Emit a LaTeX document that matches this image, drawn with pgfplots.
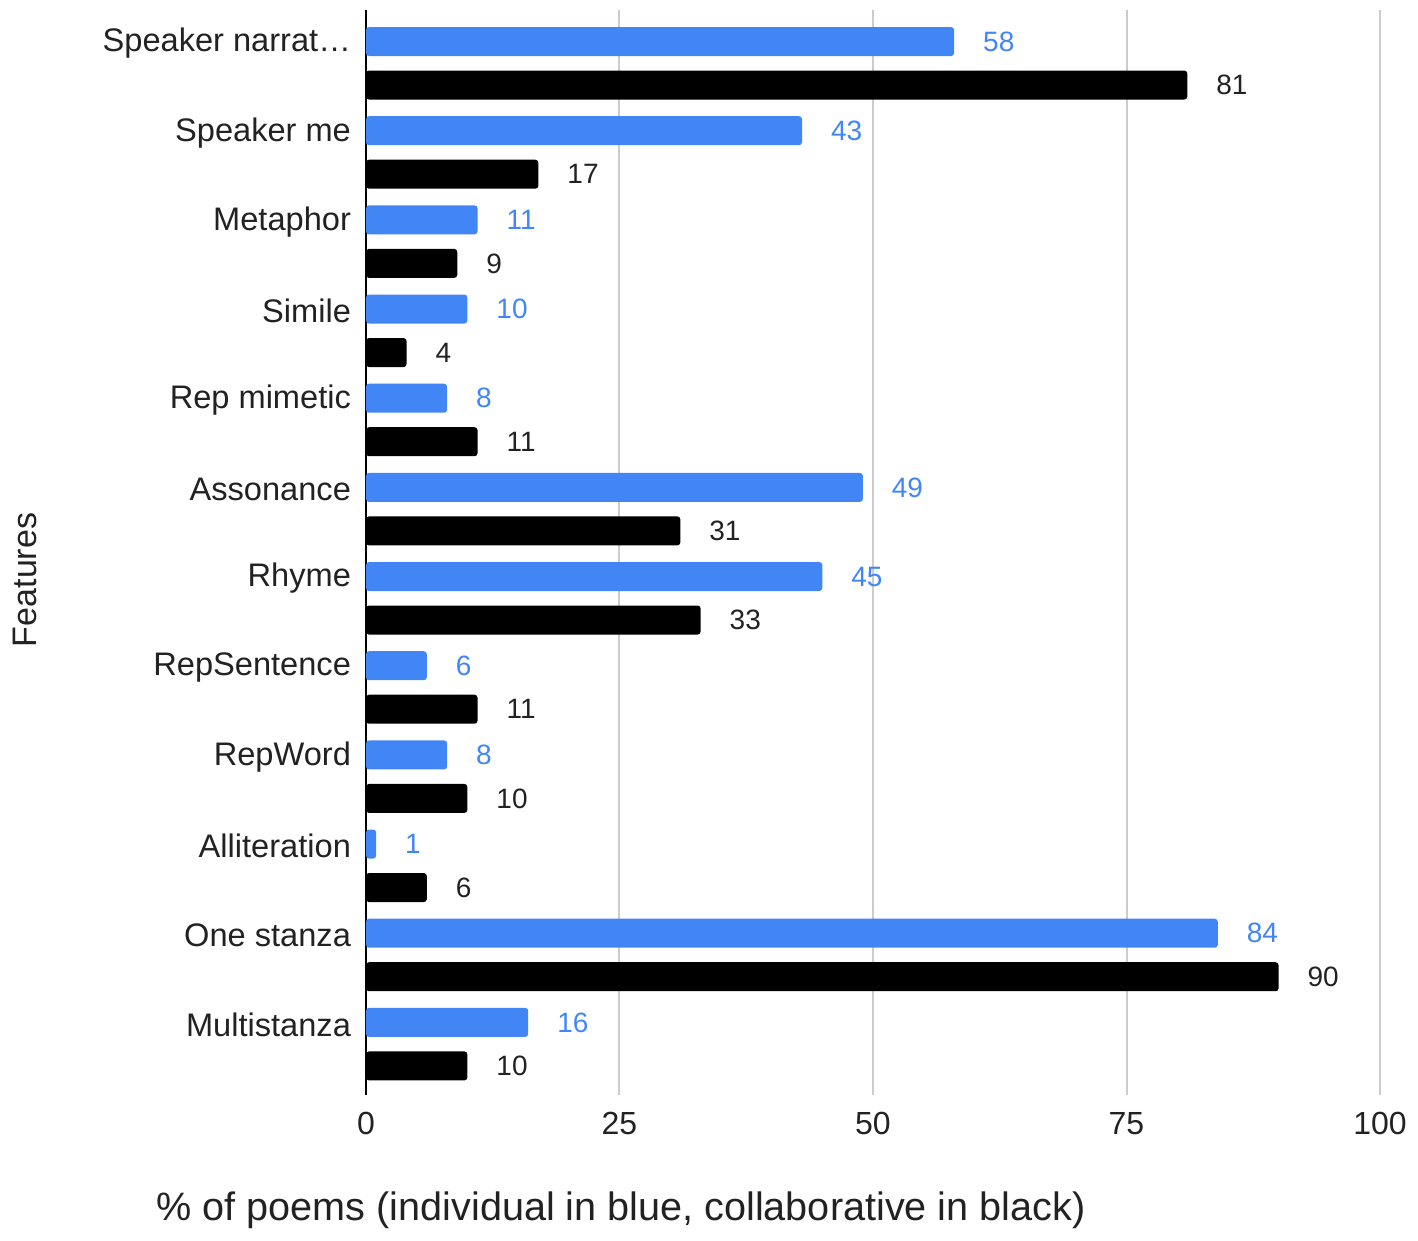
\documentclass[border=0pt]{standalone}
\usepackage{fontspec}
\setmainfont{Liberation Sans}
\usepackage{pgfplots}
\pgfplotsset{compat=1.18}
\definecolor{gblue}{HTML}{4285F4}
\definecolor{txt}{HTML}{222222}
\definecolor{gridc}{HTML}{CCCCCC}
\begin{document}
\begin{tikzpicture}
\begin{axis}[
  name=ax,
  scale only axis, width=507pt, height=542.5pt,
  xmin=0, xmax=100, ymin=-0.814, ymax=11.354,
  xbar, bar width=14.5pt,
  axis lines*=left,
  x axis line style={draw=none},
  y axis line style={line width=1pt, black},
  xtick={0,25,50,75,100},
  ytick={0,...,11},
  yticklabels={Multistanza, One stanza, Alliteration, RepWord, RepSentence, Rhyme, Assonance, Rep mimetic, Simile, Metaphor, Speaker me, Speaker narrat…},
  major tick length=0pt,
  xmajorgrids,
  major grid style={gridc, line width=1pt},
  /pgf/number format/assume math mode=true,
  tick label style={txt, font=\fontsize{16}{19}\selectfont},
  xticklabel style={yshift=-5pt},
  yticklabel style={xshift=-4pt, yshift=-1pt, font=\fontsize{16.3}{19}\selectfont},
  xlabel={\% of poems (individual in blue, collaborative in black)},
  xlabel style={at={(axis description cs:0.2515,-0.106)}, anchor=center, font=\fontsize{19.8}{23}\selectfont, txt},
  ylabel={Features},
  ylabel style={at={(axis description cs:-0.3363,0.4747)}, anchor=center, font=\fontsize{17}{20}\selectfont, txt},
  point meta=x,
]
\addplot[fill=gblue, draw=none, rounded corners=1.5pt, bar shift=0pt,
  nodes near coords,
  nodes near coords style={gblue, anchor=west, xshift=11pt, font=\fontsize{14}{16}\selectfont}]
  coordinates {(58,11) (43,10) (11,9) (10,8) (8,7) (49,6) (45,5) (6,4) (8,3) (1,2) (84,1) (16,0)};
\addplot[fill=black, draw=none, rounded corners=1.5pt, bar shift=-21.75pt,
  nodes near coords,
  nodes near coords style={txt, anchor=west, xshift=11pt, font=\fontsize{14}{16}\selectfont}]
  coordinates {(81,11) (17,10) (9,9) (4,8) (11,7) (31,6) (33,5) (11,4) (10,3) (6,2) (90,1) (10,0)};
\end{axis}
\pgfresetboundingbox
\path[use as bounding box] ([shift={(-183pt,-73pt)}]ax.south west) rectangle ([shift={(526pt,547.5pt)}]ax.south west);
\end{tikzpicture}
\end{document}
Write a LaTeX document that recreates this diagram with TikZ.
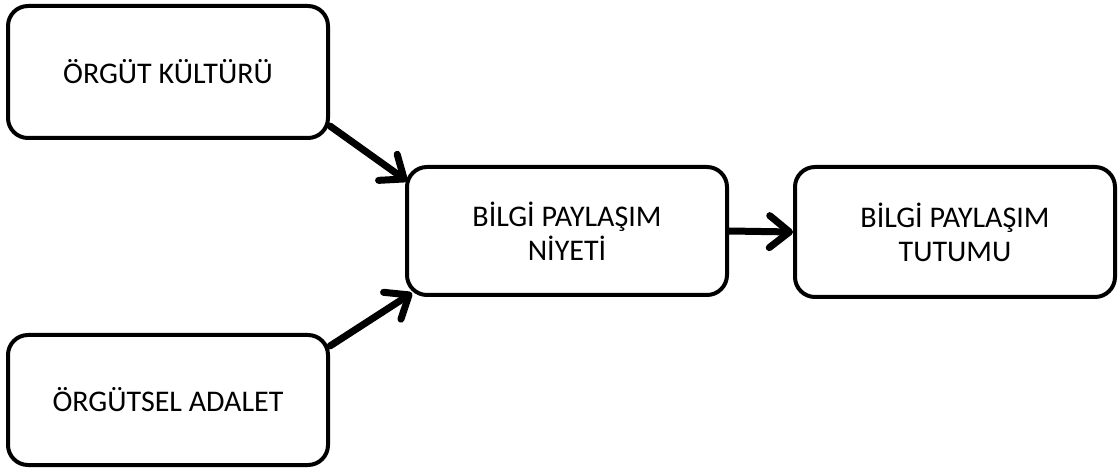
\documentclass[tikz,border=0pt]{standalone}
\usepackage{fontspec}
\setmainfont{Carlito}
\usetikzlibrary{arrows.meta}
\tikzset{
  kutu/.style={draw, line width=4pt, rounded corners=20pt, minimum width=320pt,
    minimum height=132pt, align=center, font=\fontsize{30}{34}\selectfont},
  ok/.style={line width=7pt, line cap=round, line join=round,
    -{Straight Barb[length=20pt,width=32pt,line cap=round,line join=round]}}
}
\begin{document}
\begin{tikzpicture}[x=1pt,y=-1pt]
		\useasboundingbox (0,0) rectangle (1120,470);

		\node[kutu] (kultur) at (168,72) {ÖRGÜT KÜLTÜRÜ};
		\node[kutu, minimum height=130pt] (adalet) at (168,400) {ÖRGÜTSEL ADALET};
		\node[kutu, minimum height=128pt] (niyet) at (567,231) {BİLGİ PAYLAŞIM\\NİYETİ};
		\node[kutu, minimum height=130pt] (tutum) at (955,232) {BİLGİ PAYLAŞIM\\TUTUMU};

		\draw[ok] ([yshift=14pt]kultur.south east) -- ([xshift=2pt,yshift=-16pt]niyet.north west);
		\draw[ok] ([yshift=-13pt]adalet.north east) -- ([xshift=7pt,yshift=4pt]niyet.south west);
		\draw[ok] (niyet.east) -- (tutum.west);
	\end{tikzpicture}
\end{document}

━━━━━━━━━━━━━━━━━━━━

• Requirements: Give every line of the material that includes the string "this".

• Expected answer:
Emit a LaTeX document that matches this image, drawn with pgfplots.
Write a LaTeX document that recreates this diagram with TikZ.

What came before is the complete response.